Tuesday, May 31, 2011

A Day Like Any Other

Today was a day like any other day.

I woke up, safe and warm, to take care of my baby. She woke up simply because she had rested enough and she wanted to play.

I swept my hardwood floors, annoyed at the amount of dust, crumbs and little particles that had accumulated.

I went to the grocery store. I had carefully made a list the day before, but I put a few additional things in my cart without worry or fear of making ends meet.

I filled up my empty gas tank, sighing over ever increasing costs, but again without fear of making ends meet.

I fed my baby and put her down in her own bed in her own room for a quiet nap.

I took a shower, with shampoo, in a clean bathroom.

I folded a basket full of laundry and put things away in drawers and a closet already full of clothes.

I made my bed.
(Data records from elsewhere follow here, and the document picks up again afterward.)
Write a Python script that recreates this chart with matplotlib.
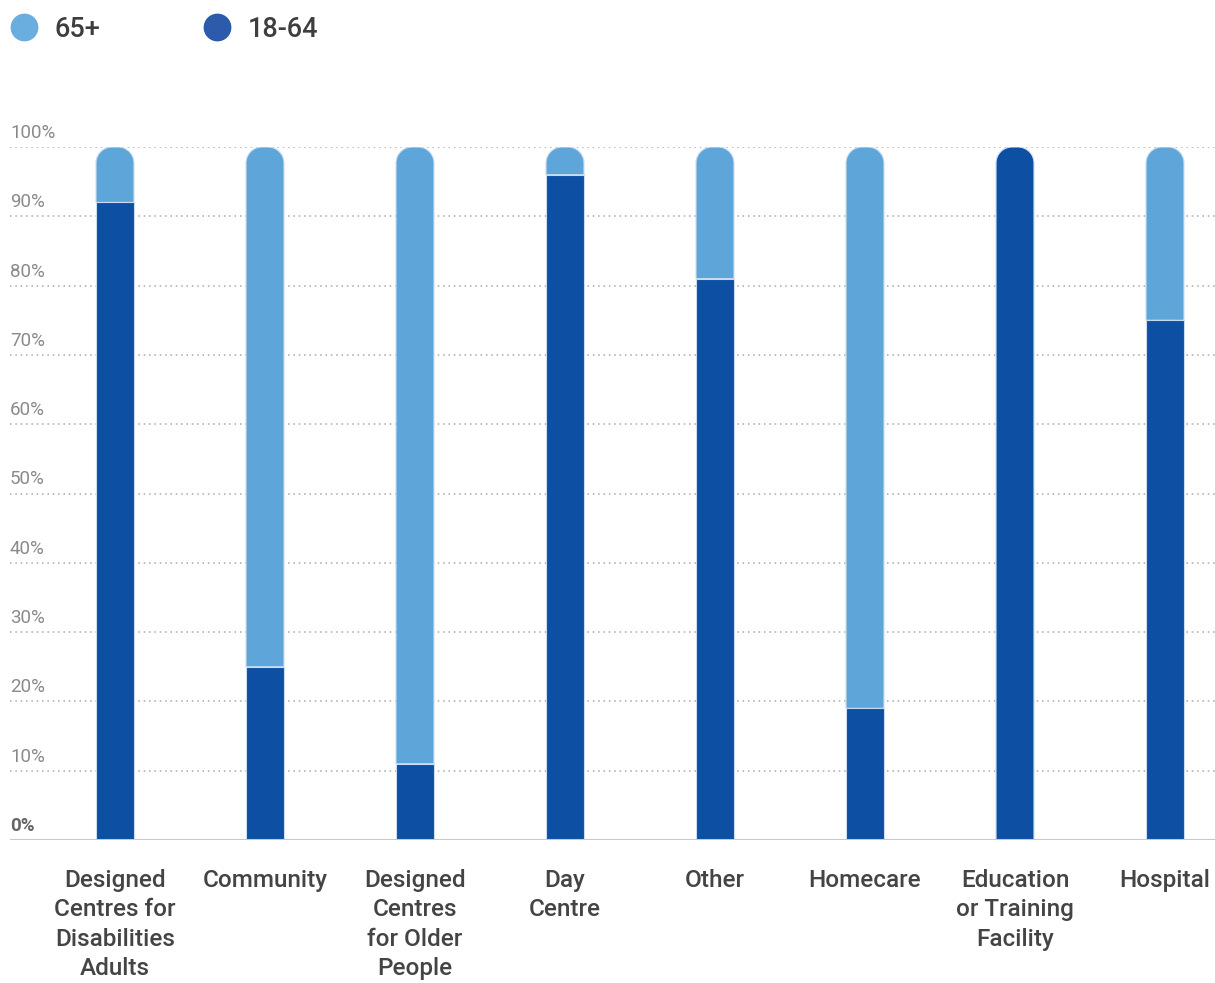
import matplotlib
matplotlib.use("Agg")
import matplotlib.pyplot as plt
from matplotlib.path import Path
from matplotlib.patches import PathPatch
from matplotlib.lines import Line2D
import matplotlib.transforms as mtransforms

categories = [
    "Designed\nCentres for\nDisabilities\nAdults",
    "Community",
    "Designed\nCentres\nfor Older\nPeople",
    "Day\nCentre",
    "Other",
    "Homecare",
    "Education\nor Training\nFacility",
    "Hospital",
]
age_18_64 = [92, 25, 11, 96, 81, 19, 100, 75]
age_65_plus = [8, 75, 89, 4, 19, 81, 0, 25]
y_ticks = [0, 10, 20, 30, 40, 50, 60, 70, 80, 90, 100]

dark = "#0d4fa3"
light = "#5ea6da"
edge = "#c9dcf0"

plt.rcParams["font.family"] = ["Roboto", "Liberation Sans", "DejaVu Sans"]

fig = plt.figure(figsize=(12.15, 9.83), dpi=100)
ax = fig.add_axes([10 / 1215, 1 - 840 / 983, 1205 / 1215, 693 / 983])
ax.set_xlim(-0.7, -0.7 + 1205 / 150)
ax.set_ylim(0, 100)
ax.axis("off")

width = 0.253
# corner radius of the rounded cap, in data units (x, y)
rx = 16 / 150
ry = 16 / 6.93


def rounded_top(x0, y0, w, h):
    k = 0.5523
    x1, y1 = x0 + w, y0 + h
    verts = [
        (x0, y0), (x1, y0), (x1, y1 - ry),
        (x1, y1 - ry + k * ry), (x1 - rx + k * rx, y1), (x1 - rx, y1),
        (x0 + rx, y1),
        (x0 + rx - k * rx, y1), (x0, y1 - ry + k * ry), (x0, y1 - ry),
        (x0, y0),
    ]
    codes = [Path.MOVETO, Path.LINETO, Path.LINETO,
             Path.CURVE4, Path.CURVE4, Path.CURVE4,
             Path.LINETO,
             Path.CURVE4, Path.CURVE4, Path.CURVE4,
             Path.CLOSEPOLY]
    return Path(verts, codes)


# grid lines
for t in y_ticks[1:]:
    ax.axhline(t, color="#a8a8a8", lw=1.1, ls=(0, (1, 2.5)), zorder=0)
ax.axhline(0, color="#c8c8c8", lw=2.2, zorder=3)

for i in range(len(categories)):
    lo = age_18_64[i]
    hi = age_65_plus[i]
    x0 = i - width / 2
    if hi > 0:
        ax.bar(i, lo, width=width, color=dark, edgecolor=edge, lw=0.8, zorder=2)
        p = rounded_top(x0, lo, width, hi)
        ax.add_patch(PathPatch(p, facecolor=light, edgecolor=edge, lw=0.8, zorder=2))
    else:
        p = rounded_top(x0, 0, width, lo)
        ax.add_patch(PathPatch(p, facecolor=dark, edgecolor=edge, lw=0.8, zorder=2))

# y labels sit just above their grid line
trans = mtransforms.offset_copy(ax.get_yaxis_transform(), fig=fig, y=14, units="dots")
for t in y_ticks:
    if t == 0:
        ax.text(0, t, "0%", transform=trans, fontsize=13.5, color="#666666",
                fontweight="bold", va="center", ha="left")
    else:
        ax.text(0, t, f"{t}%", transform=trans, fontsize=13.5, color="#8a8a8a",
                va="center", ha="left")

# category labels
for i, c in enumerate(categories):
    ax.text(i, 0, c, transform=mtransforms.offset_copy(ax.transData, fig=fig, y=-29, units="dots"),
            ha="center", va="top", fontsize=17.5, color="#444444", linespacing=1.36,
            fontweight="medium")

# legend
fig.legend(
    handles=[
        Line2D([], [], marker="o", ls="", ms=19, color="#6aaee0", label="65+"),
        Line2D([], [], marker="o", ls="", ms=19, color="#2c5bab", label="18-64"),
    ],
    loc="upper left", bbox_to_anchor=(-9 / 1215, 1 + 3 / 983), ncol=2, frameon=False,
    labelcolor="#3e3e3e", handletextpad=0.65, columnspacing=3.8,
    borderaxespad=0.4, handlelength=1.0, borderpad=0.3,
    prop={"weight": "medium", "size": 19.5},
)

fig.savefig("out.png", dpi=100)
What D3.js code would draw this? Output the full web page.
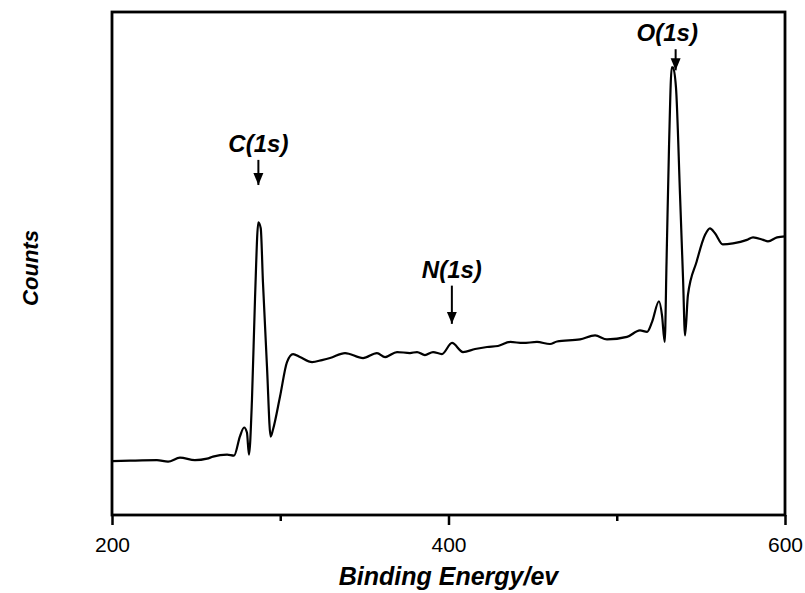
<!DOCTYPE html>
<html>
<head>
<meta charset="utf-8">
<script src="https://cdn.jsdelivr.net/npm/d3@7"></script>
<style>
  body { margin: 0; background: #fff; }
  text { font-family: "Liberation Sans", Arial, sans-serif; fill: #000; }
</style>
</head>
<body>
<div id="chart"></div>
<script>
// XPS survey spectrum (counts in arbitrary units)
var energy = [200, 210.7, 226.7, 233.3, 240.4, 249.3, 256.5, 260.0, 268.4, 272.5,
  276.1, 278.5, 280.2, 281.4, 283.2, 285.0, 287.0, 288.4, 289.7, 292.1,
  294.3, 295.7, 299.9, 304.0, 307.6, 311.7, 318.9, 324.8, 329.6, 338.5,
  349.2, 357.5, 362.3, 369.4, 377.1, 381.3, 386.0, 390.8, 396.1, 402.1,
  408.6, 415.8, 422.9, 429.4, 436.6, 444.3, 452.6, 460.3, 464.5, 478.2,
  487.1, 494.2, 506.1, 513.8, 518.0, 521.0, 525.1, 526.9, 528.5, 529.6,
  531.1, 532.7, 533.4, 535.2, 537.6, 539.4, 540.6, 542.3, 547.5, 552.5,
  555.4, 558.4, 563.0, 569.1, 577.4, 581.0, 587.0, 589.9, 595.3, 600];
var counts = [10.7, 10.8, 10.9, 10.6, 11.4, 10.9, 11.2, 11.6, 12.0, 11.8,
  15.7, 17.4, 16.4, 12.0, 23.0, 43.0, 58.2, 57.0, 46.4, 29.6,
  15.6, 17.0, 23.6, 30.4, 32.0, 31.4, 30.4, 30.8, 31.2, 32.2,
  31.2, 32.2, 31.4, 32.4, 32.2, 32.4, 31.8, 32.4, 32.0, 34.2,
  32.4, 33.0, 33.4, 33.6, 34.4, 34.2, 34.4, 34.0, 34.5, 34.9,
  35.7, 34.9, 35.4, 36.7, 36.4, 38.4, 42.5, 39.7, 34.4, 50.4,
  73.7, 89.0, 89.0, 85.0, 63.7, 47.0, 35.7, 43.7, 50.4, 55.7,
  57.0, 56.0, 53.8, 54.0, 54.7, 55.2, 54.7, 54.4, 55.2, 55.4];

var xTicks = [200, 400, 600];
var xMinorTicks = [300, 500];

// peak labels
var peakNames = ["C(1s)", "N(1s)", "O(1s)"];
var peakEnergy = [287, 402, 535];
var labelEnergy = [287, 402, 530];
var arrowFrom = [70.6, 45.6, 92.6];
var arrowTo = [65.6, 38.0, 88.4];

var svgWidth = 805;
var svgHeight = 593;
var margin = { top: 12, right: 20, bottom: 78, left: 112 };
var width = svgWidth - margin.left - margin.right;
var height = svgHeight - margin.top - margin.bottom;

var svg = d3.select("#chart")
  .append("svg")
  .attr("width", svgWidth)
  .attr("height", svgHeight);

svg.append("defs").append("marker")
  .attr("id", "head")
  .attr("viewBox", "0 0 12 12")
  .attr("refX", 12)
  .attr("refY", 6)
  .attr("markerWidth", 12)
  .attr("markerHeight", 12)
  .attr("markerUnits", "userSpaceOnUse")
  .attr("orient", "auto")
  .append("path")
  .attr("d", "M0,1 L12,6 L0,11 Z")
  .attr("fill", "#000");

var chart = svg.append("g")
  .attr("transform", `translate(${margin.left}, ${margin.top})`);

var x = d3.scaleLinear().domain([200, 600]).range([0, width]);
var y = d3.scaleLinear().domain([0, 100]).range([height, 0]);

// minor ticks
chart.append("g")
  .attr("transform", `translate(0, ${height})`)
  .call(d3.axisBottom(x).tickValues(xMinorTicks).tickSize(6).tickFormat(""))
  .call(g => g.select(".domain").remove())
  .selectAll("line").attr("stroke-width", 2.5);

var bottomAxis = chart.append("g")
  .attr("transform", `translate(0, ${height})`)
  .call(d3.axisBottom(x).tickValues(xTicks).tickSize(10).tickPadding(8).tickFormat(d3.format("d")));
bottomAxis.select(".domain").remove();
bottomAxis.selectAll("line").attr("stroke-width", 2.5);
bottomAxis.selectAll("text")
  .attr("font-size", 21)
  .attr("dy", "0.9em");

// frame
chart.append("rect")
  .attr("x", 0)
  .attr("y", 0)
  .attr("width", width)
  .attr("height", height)
  .attr("fill", "none")
  .attr("stroke", "#000")
  .attr("stroke-width", 2.8);

var line = d3.line()
  .x((d, i) => x(energy[i]))
  .y(d => y(d))
  .curve(d3.curveMonotoneX);

chart.append("path")
  .datum(counts)
  .attr("fill", "none")
  .attr("stroke", "#000")
  .attr("stroke-width", 2.2)
  .attr("d", line);

// arrows and labels
var peaks = chart.selectAll(".peak").data(peakNames).enter().append("g");

peaks.append("line")
  .attr("x1", (d, i) => x(peakEnergy[i]))
  .attr("x2", (d, i) => x(peakEnergy[i]))
  .attr("y1", (d, i) => y(arrowFrom[i]))
  .attr("y2", (d, i) => y(arrowTo[i]))
  .attr("stroke", "#000")
  .attr("stroke-width", 2)
  .attr("marker-end", "url(#head)");

peaks.append("text")
  .attr("x", (d, i) => x(labelEnergy[i]))
  .attr("y", (d, i) => y(arrowFrom[i]) - 8)
  .attr("text-anchor", "middle")
  .attr("font-size", 24)
  .attr("font-weight", "bold")
  .attr("font-style", "italic")
  .text(d => d);

chart.append("text")
  .attr("transform", "rotate(-90)")
  .attr("x", -268 + margin.top)
  .attr("y", -margin.left + 38)
  .attr("text-anchor", "middle")
  .attr("font-size", 22)
  .attr("font-weight", "bold")
  .attr("font-style", "italic")
  .text("Counts");

chart.append("text")
  .attr("x", width / 2)
  .attr("y", height + 70)
  .attr("text-anchor", "middle")
  .attr("font-size", 25)
  .attr("font-weight", "bold")
  .attr("font-style", "italic")
  .text("Binding Energy/ev");
</script>
</body>
</html>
A nice comfortable bed that I share with my husband who comes home to us every night.

My daughter woke up and asked for rice. I had rice that I could give her.

My husband came home from his job in D.C. and I made dinner.

We had two little gifts for Leilani to discover, bubbles and sidewalk chalk. She loved both.

Right now, she has at last finished roaming about the house while we chase her with spoons full of food, and is in a warm bath of clean water getting ready for bed.

It was a day just like any other day. A day of plenty. A day free from fear and worry. A day of smiles, cleanliness and love. A day that I could let pass without notice. But today I also have been reading the stories from Compassion Bloggers who are on a trip to the Philippines. What I read broke my heart.

It was a reality check to remember that my "every day" normal is opulence to most of the world. Whole families are living in squalid, tiny little rooms, hardly bigger than my closet. Mothers are struggling to feed their children, praying every day, not asking for grand futures for their little ones, but that they would just survive. Their babies wake up crying from hunger that can not be answered. They have no floors to sweep. Their is no money to buy food with. They have no gifts to give their little ones, not even a simple joy like bubbles. They have no jobs, no cars, futures and no hope.

Compassion International is changing that. One child at a time. Poverty can't be erased. There is no fix all solution. But there is hope where there was none before. The love of Jesus Christ is filling the empty void of an empty future, and Compassion is working to fill empty bellies, clothe bare little backs and help mothers take care of their children. There is beauty amidst the filth and poverty. There is hope.

Won't you be a part of that hope?


  1. I've been so touched by these blogger posts! Happily, I am also finding all sorts of great bloggers like you through the comments left on their posts! :)

    When reality is in our face, we realize just how blessed we are. Isn't that the truth?

  2. Thank you for stopping by! It is so humbling to "visit" these families, and see their smiles, faith, hope and even contentment. Blows my mind.